State considering Good Samaritan law to help prevent drug overdoses

Credit: WSAV

CHARLESTON (WCBD) – South Carolina lawmakers are considering new legal protections for people who call emergency services when a possible drug overdose occurs.

State policymakers want to reduce the number of people dying from heroin and opioid abuse, which is now surpassing the number of people dying on state roads.

The so-called Good Samaritan law would protect people who call for help when witnessing a drug overdose, alleviating any fear of arrest if they too have been using drugs or doing something illegal.

As John Mahon recounts his own struggle with abuse, he says lawmakers should pursue a change to help addicts get access to treatment.

“I’m really grateful that I stayed alive long enough to get to this point,” Mahon said. He started abusing prescription pills as a teen, drank, used marijuana, and by 21-years-old he had turned to harder substances.  

“I was addicted to heroine. That was likely the worst,” said Mahon. He said if there wasn’t access to treatment and a strong network of support, he wouldn’t be in long-term recovery today.

“It took a lot of help from family and in the community, people not giving up on me, there were compassionate treatment centers and laws to allows to allow me to get sober.”

Now he is one of a handful of advocates and those working at the grassroots level in Charleston, all trying to change drug and alcohol policies.

“People are dying. I don’t think people have done much to counter that yet,” said Michael-Devereux Bertin, a member of the Students for Sensible Drug Policy.

He has taken a break-down of the Good Samaritan law to local leaders and is also advocating sensitive solutions on college campuses.

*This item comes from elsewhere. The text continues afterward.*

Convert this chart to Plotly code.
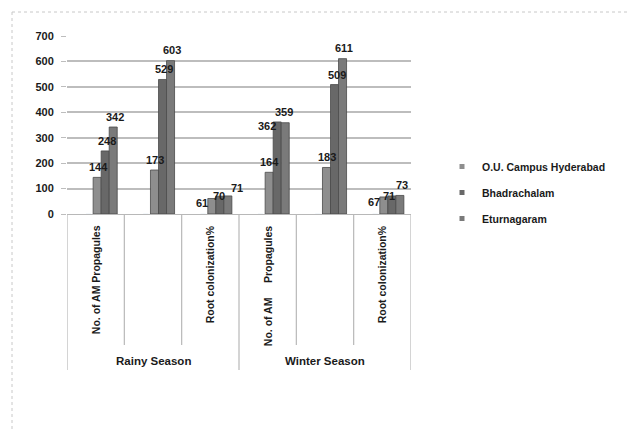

The law would provide legal protections to people who call the authorities to help someone who is overdosing or has a drug or alcohol related injury. The idea is that people who are also taking drugs or doing something illegal won’t fear that trying to help a friend will get them in trouble with the police.

“I think that’s what this policy does, it takes away the fear,” said Bertin.

While passage of the law is one of his main missions, he realizes raising awareness is a start, and there is not an all-encompassing plan to dampen drug and alcohol abuse.

“I don’t think this is going to fix everything tomorrow, but i do think it’s a step in the right direction,” said Bertin. “Any kind of hesitation in an emergency situation could mean the difference between someone living or dying.”